パラワン州のチョウ園
秘境に舞うチョウのすみか
自然が残され秘境と呼ばれるパラワン島の中央部にある州都、プエルトプリンセサ市。この町の周辺には観光資源が集中している。アイランドホッピングで有名なホンダ湾、プエルトプリンセサ地下河川国立公園、ワニの養殖・研究に当たるクロコダイル・ファーム・インスティトゥート、国内最大規模で塀のないイワヒッグ刑務所などが一日観光コースに組み込まれている。最近加わったのが同市サンタモニカにあるパラワン・バタフライ・ガーデンだ。
入場するとまず、別室で十分間ほどチョウの生態を説明したビデオを見せられる。その後、二百平方メートルほどのガーデンに案内されると、広々とした庭園にさまざまな南国の植物と、それに群がるチョウが目に飛び込んできた。ミカドアゲハに似た白と黒のコントラスト鮮やかなもの、カラスアゲハのように黒地に青いしっぽをつけたチョウがあちこちで飛んだり、羽を休めたりしている。アゲハチョウやモンシロチョウの仲間たちという。

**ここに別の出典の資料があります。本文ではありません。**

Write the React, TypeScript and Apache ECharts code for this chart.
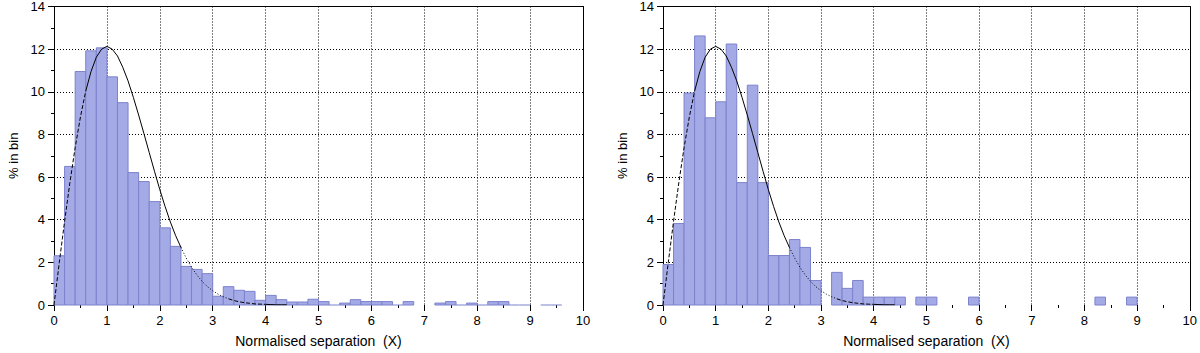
import React, { useEffect, useRef } from "react";
import * as echarts from "echarts";

const BIN_WIDTH = 0.2;

// % in bin, bins of width 0.2 starting at 0 (null = no bar drawn)
const leftBins: (number | null)[] = [
  2.31, 6.5, 10.95, 11.92, 12.06, 10.7, 9.49, 6.21, 5.79, 4.85,
  3.62, 2.75, 1.81, 1.67, 1.47, 0.41, 0.86, 0.69, 0.64, 0.22,
  0.45, 0.25, 0.14, 0.14, 0.27, 0.16, 0, 0.09, 0.25, 0.16,
  0.16, 0.16, 0, 0.16, null, null, 0.09, 0.16, 0, 0.09,
  0, 0.16, 0.16, 0, 0, null, 0, 0,
];

const rightBins: (number | null)[] = [
  1.9, 3.82, 9.94, 12.62, 8.78, 9.53, 12.24, 5.74, 10.31, 5.74,
  2.32, 2.32, 3.07, 2.7, 1.15, null, 1.53, 0.78, 1.15, 0.37,
  0.37, 0.37, 0.37, null, 0.37, 0.37, null, null, null, 0.37,
  null, null, null, null, null, null, null, null, null, null,
  null, 0.37, null, null, 0.37,
];

// reference curve
const curveX = [
  0, 0.1, 0.2, 0.3, 0.4, 0.5, 0.6, 0.7, 0.8, 0.9,
  1.0, 1.1, 1.2, 1.3, 1.4, 1.5, 1.6, 1.7, 1.8, 1.9,
  2.0, 2.1, 2.2, 2.3, 2.4, 2.5, 2.6, 2.7, 2.8, 2.9,
  3.0, 3.1, 3.2, 3.3, 3.4, 3.5, 3.6, 3.7, 3.8, 3.9,
  4.0, 4.1, 4.2, 4.3, 4.4,
];
const curveY = [
  0, 1.99, 3.92, 5.73, 7.38, 8.82, 10.03, 10.95, 11.62, 12.0,
  12.13, 12.0, 11.68, 11.15, 10.51, 9.74, 8.91, 8.04, 7.15, 6.27,
  5.41, 4.62, 3.89, 3.25, 2.7, 2.2, 1.77, 1.41, 1.11, 0.86,
  0.67, 0.51, 0.39, 0.29, 0.21, 0.15, 0.11, 0.08, 0.05, 0.04,
  0.03, 0.02, 0.01, 0.01, 0.01,
];

const xTicks = [0, 10, 1];
const yTicks = [0, 14, 2];
const xName = "Normalised separation  (X)";
const yName = "% in bin";

const FONT = "Liberation Sans, Arial, Helvetica, sans-serif";
const BAR_FILL = "#a4aae6";
const BAR_STROKE = "#7c82cc";

function binData(bins: (number | null)[]) {
  const out: number[][] = [];
  bins.forEach((v, i) => {
    if (v === null) return;
    const x0 = +(i * BIN_WIDTH).toFixed(2);
    out.push([x0, +(x0 + BIN_WIDTH).toFixed(2), v]);
  });
  return out;
}

const renderBar = (params: any, api: any) => {
  const x0 = api.value(0);
  const x1 = api.value(1);
  const y = api.value(2);
  const p0 = api.coord([x0, y]);
  const p1 = api.coord([x1, 0]);
  if (y > 0) {
    return {
      type: "rect",
      shape: { x: p0[0], y: p0[1], width: p1[0] - p0[0], height: p1[1] - p0[1] },
      style: { fill: BAR_FILL, stroke: BAR_STROKE, lineWidth: 1 },
    };
  }
  return {
    type: "line",
    shape: { x1: p0[0], y1: p1[1], x2: p1[0], y2: p1[1] },
    style: { stroke: BAR_STROKE, lineWidth: 1 },
  };
};

const segments: [number, number, any][] = [
  [0, 6, [4, 2]],
  [6, 24, "solid"],
  [24, 33, [1, 2]],
  [33, 40, [4, 2]],
  [40, 44, "solid"],
];

function curveSeries(xi: number, yi: number) {
  return segments.map(([a, b, type]) => ({
    type: "line",
    xAxisIndex: xi,
    yAxisIndex: yi,
    data: curveX.slice(a, b + 1).map((x, k) => [x, curveY[a + k]]),
    showSymbol: false,
    symbol: "none",
    smooth: false,
    lineStyle: { color: "#000", width: 1, type },
    z: 5,
  }));
}

const dotted = { show: true, showMinLine: false, showMaxLine: false, lineStyle: { color: "#000", width: 1, type: [1, 2] } };

function mainX(gridIndex: number) {
  return {
    type: "value",
    gridIndex,
    position: "bottom",
    min: xTicks[0],
    max: xTicks[1],
    interval: xTicks[2],
    name: xName,
    nameLocation: "middle",
    nameGap: 29,
    nameTextStyle: { color: "#000", fontSize: 14, fontFamily: FONT },
    axisLine: { show: false },
    axisTick: { show: true, inside: false, length: 6, lineStyle: { color: "#000" } },
    minorTick: { show: true, splitNumber: 2, length: 3, lineStyle: { color: "#000" } },
    axisLabel: { color: "#000", fontSize: 13, fontFamily: FONT, margin: 9 },
    splitLine: dotted,
  };
}
function frameX(gridIndex: number) {
  return {
    type: "value",
    gridIndex,
    position: "top",
    min: xTicks[0],
    max: xTicks[1],
    axisLine: { show: true, onZero: false, lineStyle: { color: "#000", width: 1 } },
    axisTick: { show: false },
    axisLabel: { show: false },
    splitLine: { show: false },
  };
}
function mainY(gridIndex: number) {
  return {
    type: "value",
    gridIndex,
    position: "left",
    min: yTicks[0],
    max: yTicks[1],
    interval: yTicks[2],
    name: yName,
    nameLocation: "middle",
    nameGap: 34,
    nameTextStyle: { color: "#000", fontSize: 13, fontFamily: FONT },
    axisLine: { show: true, onZero: false, lineStyle: { color: "#000", width: 1 } },
    axisTick: { show: true, inside: false, length: 6, lineStyle: { color: "#000" } },
    minorTick: { show: true, splitNumber: 2, length: 3, lineStyle: { color: "#000" } },
    axisLabel: { color: "#000", fontSize: 13, fontFamily: FONT, margin: 9 },
    splitLine: dotted,
  };
}
function frameY(gridIndex: number) {
  return {
    type: "value",
    gridIndex,
    position: "right",
    min: yTicks[0],
    max: yTicks[1],
    axisLine: { show: true, onZero: false, lineStyle: { color: "#000", width: 1 } },
    axisTick: { show: true, inside: false, length: 0 },
    axisLabel: { show: false },
    splitLine: { show: false },
  };
}

export default function App() {
  const ref = useRef<HTMLDivElement>(null);
  useEffect(() => {
    document.body.style.margin = "0";
    if (!ref.current) return;
    const chart = echarts.init(ref.current, null, { renderer: "svg" });
    chart.setOption({
      animation: false,
      backgroundColor: "#fff",
      grid: [
        { left: 54, top: 6, width: 529, height: 300 },
        { left: 663, top: 6, width: 529, height: 300 },
      ],
      xAxis: [mainX(0), frameX(0), mainX(1), frameX(1)],
      yAxis: [mainY(0), frameY(0), mainY(1), frameY(1)],
      series: [
        {
          type: "custom",
          xAxisIndex: 0,
          yAxisIndex: 0,
          renderItem: renderBar,
          encode: { x: [0, 1], y: 2 },
          data: binData(leftBins),
          z: 2,
        },
        {
          type: "custom",
          xAxisIndex: 2,
          yAxisIndex: 2,
          renderItem: renderBar,
          encode: { x: [0, 1], y: 2 },
          data: binData(rightBins),
          z: 2,
        },
        ...curveSeries(0, 0),
        ...curveSeries(2, 2),
      ],
    });
    return () => chart.dispose();
  }, []);
  return <div ref={ref} style={{ width: 1200, height: 353 }} />;
}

チョウの宝庫であるパラワン島では、これまで約四百種が確認されている。日本人収集家による発見も多い。オーナーのロイ・ロドリゲスさん(37)は「九歳のころから父親に山に連れられチョウを追いかけていた。その後ガイドをしていた時に知り合った日本人の収集家がチョウの名前や生態を詳しく教えてくれた」と明かしてくれた。一九九〇年から二年間、マレーシアのペナン島にあるバタフライ・ファームで働き、チョウの育成のノウハウを身に付けたという。
一つの種のチョウは広大なジャングルにある一、二種類の植物にしか卵を産み付けず、産卵用の植物がなくなると死滅してしまう。このため、ロイさんはまず、森林伐採で絶滅の危機にあった植物の保護から始めた。自宅の庭を改造し、植物の苗を移植し、低地でも適応できる約三十種のさなぎを買い集めて九八年にこのガーデンを開設した。
訪れた子どもらは、展示でチョウのさなぎやサソリ、カブトムシなどを見て歓声を上げ、大人にいろいろ質問していた。「将来は、環境教育用ビデオなどの教材開発も進め、自然保護にさらに取り組みたい」とロイさんは抱負を語った。
しかし、ホンダ湾にある有名リゾートホテル、「ドスパルマス」で昨年五月、イスラム過激派、アブサヤフによる誘拐事件が発生。外国政府が渡航に関する危険度を引き上げたことで観光客が減少し、同ガーデンの経営も楽ではない。
実際、滞在した午前中の二時間で、出会ったのは二組の家族連れだけだった。同市の観光ガイド、ジネリン・ボーヌスさん(23)も「誘拐事件発生以降、市内のガイド数は半減した」と事態の深刻さを訴えた。